• GIVEN TASK
Up to and including the line with "import plotly.graph_objects as go", write out the listing from its first line, minus the pictures.

• RECORDED DATA
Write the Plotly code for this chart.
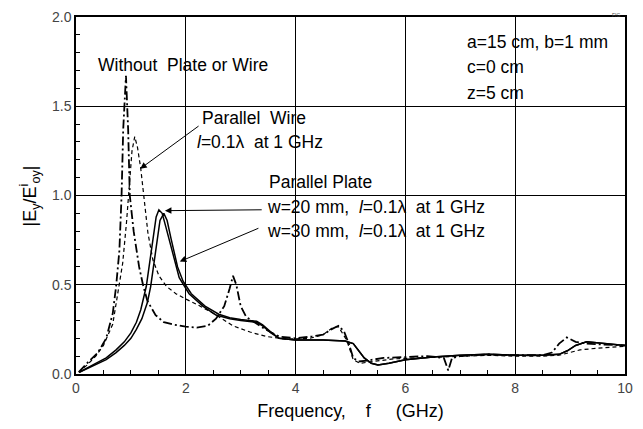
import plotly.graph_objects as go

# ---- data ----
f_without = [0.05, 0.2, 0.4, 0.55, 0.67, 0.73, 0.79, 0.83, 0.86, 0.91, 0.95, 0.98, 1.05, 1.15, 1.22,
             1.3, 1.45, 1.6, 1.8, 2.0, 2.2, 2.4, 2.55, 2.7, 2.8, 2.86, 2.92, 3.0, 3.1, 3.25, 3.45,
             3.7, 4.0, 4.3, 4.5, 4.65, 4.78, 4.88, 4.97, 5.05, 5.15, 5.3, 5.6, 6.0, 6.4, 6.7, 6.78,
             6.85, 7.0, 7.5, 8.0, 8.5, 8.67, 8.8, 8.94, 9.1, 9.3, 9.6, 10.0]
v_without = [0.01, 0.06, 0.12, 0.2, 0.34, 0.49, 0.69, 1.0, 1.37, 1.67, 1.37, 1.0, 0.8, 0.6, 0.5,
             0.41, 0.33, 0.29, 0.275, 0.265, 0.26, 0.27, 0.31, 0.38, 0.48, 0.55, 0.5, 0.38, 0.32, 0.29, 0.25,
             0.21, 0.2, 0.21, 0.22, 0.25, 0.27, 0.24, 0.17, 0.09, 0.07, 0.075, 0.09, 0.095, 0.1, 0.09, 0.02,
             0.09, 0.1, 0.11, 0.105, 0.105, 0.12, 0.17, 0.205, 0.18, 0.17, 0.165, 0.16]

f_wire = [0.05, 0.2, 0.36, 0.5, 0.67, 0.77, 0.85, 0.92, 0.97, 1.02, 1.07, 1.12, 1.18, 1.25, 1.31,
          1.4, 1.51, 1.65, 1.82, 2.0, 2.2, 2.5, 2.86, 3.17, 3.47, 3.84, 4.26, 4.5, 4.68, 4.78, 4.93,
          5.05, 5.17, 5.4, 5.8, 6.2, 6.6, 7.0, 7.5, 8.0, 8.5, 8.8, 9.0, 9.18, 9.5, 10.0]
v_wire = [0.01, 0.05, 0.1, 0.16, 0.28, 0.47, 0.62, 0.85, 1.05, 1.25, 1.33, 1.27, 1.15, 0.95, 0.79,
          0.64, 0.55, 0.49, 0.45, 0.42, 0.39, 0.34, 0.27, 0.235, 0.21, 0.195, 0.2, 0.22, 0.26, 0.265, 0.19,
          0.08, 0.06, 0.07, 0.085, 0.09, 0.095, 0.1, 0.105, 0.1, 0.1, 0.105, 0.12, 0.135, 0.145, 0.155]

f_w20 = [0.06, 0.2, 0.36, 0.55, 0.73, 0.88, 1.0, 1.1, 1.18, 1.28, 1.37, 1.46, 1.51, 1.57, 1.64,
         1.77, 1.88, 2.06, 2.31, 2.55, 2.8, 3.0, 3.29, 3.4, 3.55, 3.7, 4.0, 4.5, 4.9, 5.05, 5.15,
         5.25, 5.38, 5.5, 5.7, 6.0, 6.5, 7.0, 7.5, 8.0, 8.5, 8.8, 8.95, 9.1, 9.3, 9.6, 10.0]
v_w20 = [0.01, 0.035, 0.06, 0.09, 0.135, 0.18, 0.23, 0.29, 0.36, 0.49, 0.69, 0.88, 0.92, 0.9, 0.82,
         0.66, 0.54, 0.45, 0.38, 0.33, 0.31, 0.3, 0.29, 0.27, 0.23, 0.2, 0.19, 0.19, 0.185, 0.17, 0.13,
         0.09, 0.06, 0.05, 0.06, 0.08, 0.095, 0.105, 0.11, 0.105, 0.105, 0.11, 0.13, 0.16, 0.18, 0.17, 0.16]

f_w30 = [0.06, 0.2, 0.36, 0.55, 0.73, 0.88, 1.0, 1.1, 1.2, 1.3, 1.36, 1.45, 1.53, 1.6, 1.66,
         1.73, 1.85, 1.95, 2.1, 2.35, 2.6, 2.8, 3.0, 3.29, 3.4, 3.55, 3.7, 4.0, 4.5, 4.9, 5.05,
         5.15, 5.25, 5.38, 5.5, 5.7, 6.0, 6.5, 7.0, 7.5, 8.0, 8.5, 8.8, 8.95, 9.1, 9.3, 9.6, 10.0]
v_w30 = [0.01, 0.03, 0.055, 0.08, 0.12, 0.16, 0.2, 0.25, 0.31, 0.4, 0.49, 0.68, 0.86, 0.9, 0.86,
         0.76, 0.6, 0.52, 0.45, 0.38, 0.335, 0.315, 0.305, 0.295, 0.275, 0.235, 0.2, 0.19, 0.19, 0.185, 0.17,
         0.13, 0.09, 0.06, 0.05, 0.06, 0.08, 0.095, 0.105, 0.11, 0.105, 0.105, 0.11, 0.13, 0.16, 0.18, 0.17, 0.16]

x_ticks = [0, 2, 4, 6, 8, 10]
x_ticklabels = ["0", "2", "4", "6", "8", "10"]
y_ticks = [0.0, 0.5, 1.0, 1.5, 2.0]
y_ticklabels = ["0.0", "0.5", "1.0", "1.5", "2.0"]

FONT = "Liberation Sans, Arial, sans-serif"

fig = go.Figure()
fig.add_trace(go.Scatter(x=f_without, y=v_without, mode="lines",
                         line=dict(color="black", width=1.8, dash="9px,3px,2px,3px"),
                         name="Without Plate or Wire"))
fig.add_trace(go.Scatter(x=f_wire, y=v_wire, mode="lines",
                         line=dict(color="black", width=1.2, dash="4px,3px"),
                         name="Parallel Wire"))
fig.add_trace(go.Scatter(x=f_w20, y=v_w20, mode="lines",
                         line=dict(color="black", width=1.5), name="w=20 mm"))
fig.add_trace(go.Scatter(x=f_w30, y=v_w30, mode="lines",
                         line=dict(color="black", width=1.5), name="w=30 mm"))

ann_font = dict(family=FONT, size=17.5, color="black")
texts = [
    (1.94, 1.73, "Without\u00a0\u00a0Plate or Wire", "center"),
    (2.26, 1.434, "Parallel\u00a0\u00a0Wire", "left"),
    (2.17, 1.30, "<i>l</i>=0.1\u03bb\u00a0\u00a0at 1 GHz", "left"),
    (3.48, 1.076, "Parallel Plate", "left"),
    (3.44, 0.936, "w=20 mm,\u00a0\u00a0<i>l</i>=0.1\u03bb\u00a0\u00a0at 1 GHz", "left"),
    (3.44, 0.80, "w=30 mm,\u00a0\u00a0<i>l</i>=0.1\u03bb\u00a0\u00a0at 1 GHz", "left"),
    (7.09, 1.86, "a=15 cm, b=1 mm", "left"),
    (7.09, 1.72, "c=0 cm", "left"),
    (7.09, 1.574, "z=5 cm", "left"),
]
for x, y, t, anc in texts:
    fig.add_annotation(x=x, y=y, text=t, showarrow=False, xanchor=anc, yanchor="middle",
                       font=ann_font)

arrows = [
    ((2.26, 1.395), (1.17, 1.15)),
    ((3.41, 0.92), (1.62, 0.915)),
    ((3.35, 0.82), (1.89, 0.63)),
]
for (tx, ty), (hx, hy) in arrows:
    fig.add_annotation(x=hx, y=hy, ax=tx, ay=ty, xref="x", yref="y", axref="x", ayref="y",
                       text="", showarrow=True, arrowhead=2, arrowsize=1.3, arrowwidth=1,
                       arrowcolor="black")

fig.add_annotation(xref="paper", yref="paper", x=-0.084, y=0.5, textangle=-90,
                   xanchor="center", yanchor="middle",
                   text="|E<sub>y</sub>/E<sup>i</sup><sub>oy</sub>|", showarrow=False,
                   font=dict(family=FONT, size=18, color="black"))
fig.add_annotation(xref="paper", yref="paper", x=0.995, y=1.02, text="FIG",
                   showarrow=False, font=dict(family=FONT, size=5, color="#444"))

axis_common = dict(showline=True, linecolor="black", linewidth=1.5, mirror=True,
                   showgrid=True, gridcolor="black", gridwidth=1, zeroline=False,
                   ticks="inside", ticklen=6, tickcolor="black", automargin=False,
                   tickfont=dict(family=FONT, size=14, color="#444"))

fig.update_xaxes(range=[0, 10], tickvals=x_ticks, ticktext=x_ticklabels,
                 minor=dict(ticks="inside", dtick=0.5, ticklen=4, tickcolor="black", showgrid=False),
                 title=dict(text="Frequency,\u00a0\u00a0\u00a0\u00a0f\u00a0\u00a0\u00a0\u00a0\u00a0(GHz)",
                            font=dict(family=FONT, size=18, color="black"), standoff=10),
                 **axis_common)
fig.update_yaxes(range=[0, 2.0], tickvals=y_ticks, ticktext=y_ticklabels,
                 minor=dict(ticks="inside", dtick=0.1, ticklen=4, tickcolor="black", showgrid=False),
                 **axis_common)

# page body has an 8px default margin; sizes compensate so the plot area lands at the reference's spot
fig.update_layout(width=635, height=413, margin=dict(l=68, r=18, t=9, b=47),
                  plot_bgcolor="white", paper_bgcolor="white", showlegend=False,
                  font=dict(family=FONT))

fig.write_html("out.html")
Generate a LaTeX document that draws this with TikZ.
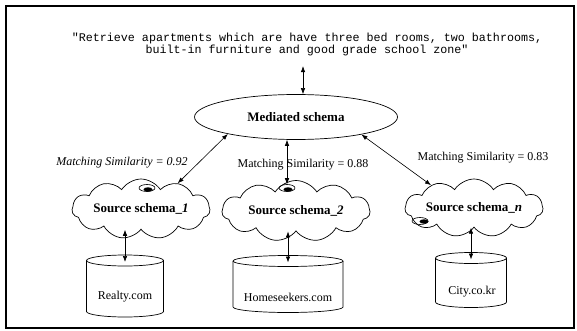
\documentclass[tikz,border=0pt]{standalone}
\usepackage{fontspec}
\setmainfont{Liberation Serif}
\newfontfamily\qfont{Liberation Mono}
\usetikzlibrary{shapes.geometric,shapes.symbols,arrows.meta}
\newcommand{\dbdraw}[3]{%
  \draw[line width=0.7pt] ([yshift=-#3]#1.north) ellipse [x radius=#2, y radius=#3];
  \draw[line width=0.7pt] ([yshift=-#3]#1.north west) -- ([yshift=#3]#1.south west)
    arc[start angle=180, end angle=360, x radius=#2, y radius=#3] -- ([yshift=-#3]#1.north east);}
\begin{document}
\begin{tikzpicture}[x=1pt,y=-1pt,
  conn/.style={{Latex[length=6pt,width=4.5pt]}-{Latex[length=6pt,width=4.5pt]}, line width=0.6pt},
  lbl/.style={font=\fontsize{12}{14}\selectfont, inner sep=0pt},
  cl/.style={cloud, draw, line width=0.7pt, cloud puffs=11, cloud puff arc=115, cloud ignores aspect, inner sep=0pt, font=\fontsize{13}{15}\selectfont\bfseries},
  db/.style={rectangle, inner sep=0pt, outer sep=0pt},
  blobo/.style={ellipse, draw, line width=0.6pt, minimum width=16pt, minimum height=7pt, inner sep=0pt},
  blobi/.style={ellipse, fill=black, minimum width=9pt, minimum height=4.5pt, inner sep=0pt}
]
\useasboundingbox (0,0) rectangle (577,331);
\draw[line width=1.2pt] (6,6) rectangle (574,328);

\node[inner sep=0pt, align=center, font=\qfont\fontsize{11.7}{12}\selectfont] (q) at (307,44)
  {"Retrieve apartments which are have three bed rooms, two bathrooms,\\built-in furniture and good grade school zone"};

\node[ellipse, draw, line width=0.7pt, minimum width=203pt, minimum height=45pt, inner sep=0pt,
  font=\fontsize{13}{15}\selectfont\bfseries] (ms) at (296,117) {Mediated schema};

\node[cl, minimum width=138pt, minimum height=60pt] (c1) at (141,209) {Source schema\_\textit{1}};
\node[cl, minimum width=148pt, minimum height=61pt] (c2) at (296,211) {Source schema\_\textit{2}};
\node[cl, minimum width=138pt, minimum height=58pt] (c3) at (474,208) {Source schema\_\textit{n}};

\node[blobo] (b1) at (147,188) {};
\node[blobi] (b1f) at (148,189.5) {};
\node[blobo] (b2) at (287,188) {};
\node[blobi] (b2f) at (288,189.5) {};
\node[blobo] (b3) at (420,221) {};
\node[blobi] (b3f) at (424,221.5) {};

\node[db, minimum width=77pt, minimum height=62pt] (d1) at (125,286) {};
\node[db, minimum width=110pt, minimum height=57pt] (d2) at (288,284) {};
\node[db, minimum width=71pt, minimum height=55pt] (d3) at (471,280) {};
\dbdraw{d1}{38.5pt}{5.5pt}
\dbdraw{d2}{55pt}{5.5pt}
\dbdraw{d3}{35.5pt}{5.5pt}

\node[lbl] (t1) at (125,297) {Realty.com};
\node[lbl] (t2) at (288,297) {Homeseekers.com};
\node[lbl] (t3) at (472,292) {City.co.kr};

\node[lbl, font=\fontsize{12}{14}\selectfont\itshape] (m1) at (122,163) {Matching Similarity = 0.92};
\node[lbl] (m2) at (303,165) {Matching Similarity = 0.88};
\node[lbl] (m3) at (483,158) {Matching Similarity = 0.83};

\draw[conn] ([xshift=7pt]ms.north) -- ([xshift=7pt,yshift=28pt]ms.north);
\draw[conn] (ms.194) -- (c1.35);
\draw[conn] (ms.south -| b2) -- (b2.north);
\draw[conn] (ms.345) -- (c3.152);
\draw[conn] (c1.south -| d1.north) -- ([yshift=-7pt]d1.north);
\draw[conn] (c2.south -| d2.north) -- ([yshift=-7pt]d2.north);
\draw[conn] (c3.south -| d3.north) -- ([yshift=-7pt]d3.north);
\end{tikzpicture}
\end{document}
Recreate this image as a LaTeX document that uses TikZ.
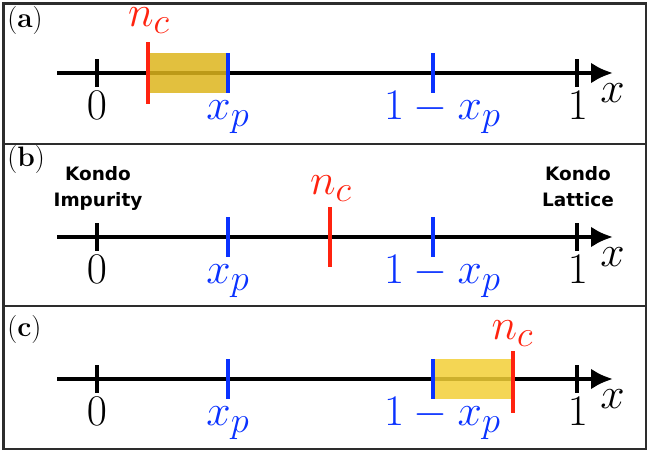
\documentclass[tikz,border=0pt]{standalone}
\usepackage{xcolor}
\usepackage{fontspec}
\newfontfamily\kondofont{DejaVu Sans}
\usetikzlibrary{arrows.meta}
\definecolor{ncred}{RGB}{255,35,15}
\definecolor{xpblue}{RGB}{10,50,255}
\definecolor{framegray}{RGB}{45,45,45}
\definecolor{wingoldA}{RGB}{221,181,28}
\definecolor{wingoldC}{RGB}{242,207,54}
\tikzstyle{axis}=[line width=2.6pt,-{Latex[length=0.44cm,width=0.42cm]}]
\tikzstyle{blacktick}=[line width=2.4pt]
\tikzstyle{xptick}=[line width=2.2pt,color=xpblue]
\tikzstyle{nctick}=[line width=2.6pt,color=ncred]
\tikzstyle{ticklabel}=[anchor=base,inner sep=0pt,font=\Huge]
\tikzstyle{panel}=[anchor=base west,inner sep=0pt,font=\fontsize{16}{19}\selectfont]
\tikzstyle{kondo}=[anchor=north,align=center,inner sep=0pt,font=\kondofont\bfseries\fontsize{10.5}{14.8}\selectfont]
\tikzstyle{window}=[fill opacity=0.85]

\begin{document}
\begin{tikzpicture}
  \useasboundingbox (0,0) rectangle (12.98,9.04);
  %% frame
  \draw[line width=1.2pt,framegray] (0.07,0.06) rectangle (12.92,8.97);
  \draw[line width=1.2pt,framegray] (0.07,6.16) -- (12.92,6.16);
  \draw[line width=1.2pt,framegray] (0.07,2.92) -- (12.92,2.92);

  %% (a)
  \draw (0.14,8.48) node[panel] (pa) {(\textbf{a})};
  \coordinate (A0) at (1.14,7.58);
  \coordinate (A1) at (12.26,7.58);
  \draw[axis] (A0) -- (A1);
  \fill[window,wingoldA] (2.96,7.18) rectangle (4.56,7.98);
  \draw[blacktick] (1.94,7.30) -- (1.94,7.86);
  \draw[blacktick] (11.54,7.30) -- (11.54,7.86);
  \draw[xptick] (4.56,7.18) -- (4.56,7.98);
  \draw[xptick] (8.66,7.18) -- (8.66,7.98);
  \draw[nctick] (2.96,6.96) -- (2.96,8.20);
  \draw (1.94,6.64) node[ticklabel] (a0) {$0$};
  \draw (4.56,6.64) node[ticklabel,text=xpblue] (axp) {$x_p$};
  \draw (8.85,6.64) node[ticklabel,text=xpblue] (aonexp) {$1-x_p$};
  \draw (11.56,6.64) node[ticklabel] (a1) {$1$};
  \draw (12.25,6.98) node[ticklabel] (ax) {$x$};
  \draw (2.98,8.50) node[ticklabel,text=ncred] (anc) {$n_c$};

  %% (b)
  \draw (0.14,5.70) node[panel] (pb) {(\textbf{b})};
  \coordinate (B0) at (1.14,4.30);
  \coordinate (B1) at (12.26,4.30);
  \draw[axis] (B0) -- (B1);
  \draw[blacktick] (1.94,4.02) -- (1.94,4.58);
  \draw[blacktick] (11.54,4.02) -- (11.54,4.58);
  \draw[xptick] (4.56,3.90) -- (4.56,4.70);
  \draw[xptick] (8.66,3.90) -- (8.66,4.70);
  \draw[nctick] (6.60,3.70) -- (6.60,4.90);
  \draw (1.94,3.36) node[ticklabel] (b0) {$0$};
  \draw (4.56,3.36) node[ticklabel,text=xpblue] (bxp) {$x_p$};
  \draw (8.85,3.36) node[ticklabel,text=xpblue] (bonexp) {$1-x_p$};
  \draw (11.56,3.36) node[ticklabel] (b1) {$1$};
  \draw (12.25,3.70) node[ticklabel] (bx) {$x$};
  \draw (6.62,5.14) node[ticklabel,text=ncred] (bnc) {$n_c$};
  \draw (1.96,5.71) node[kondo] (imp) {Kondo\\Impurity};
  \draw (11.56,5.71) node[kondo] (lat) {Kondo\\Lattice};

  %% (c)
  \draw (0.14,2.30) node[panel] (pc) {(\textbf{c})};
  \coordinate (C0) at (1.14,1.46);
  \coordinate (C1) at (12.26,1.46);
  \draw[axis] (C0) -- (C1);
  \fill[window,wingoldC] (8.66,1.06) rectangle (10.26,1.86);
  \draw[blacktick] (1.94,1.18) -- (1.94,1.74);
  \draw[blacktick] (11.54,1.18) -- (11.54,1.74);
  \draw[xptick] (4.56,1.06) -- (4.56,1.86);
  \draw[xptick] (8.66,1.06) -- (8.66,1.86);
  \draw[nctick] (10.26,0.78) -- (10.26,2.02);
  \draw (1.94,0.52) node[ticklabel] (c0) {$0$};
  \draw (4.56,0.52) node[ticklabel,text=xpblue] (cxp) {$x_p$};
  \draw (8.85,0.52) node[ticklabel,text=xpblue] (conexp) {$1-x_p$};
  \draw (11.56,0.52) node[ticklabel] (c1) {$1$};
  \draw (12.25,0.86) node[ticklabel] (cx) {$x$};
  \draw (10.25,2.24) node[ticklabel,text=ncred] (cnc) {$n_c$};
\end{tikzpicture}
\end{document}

• OUTPUT FOR THIS TASK
Write the Plotly code for this chart.
import plotly.graph_objects as go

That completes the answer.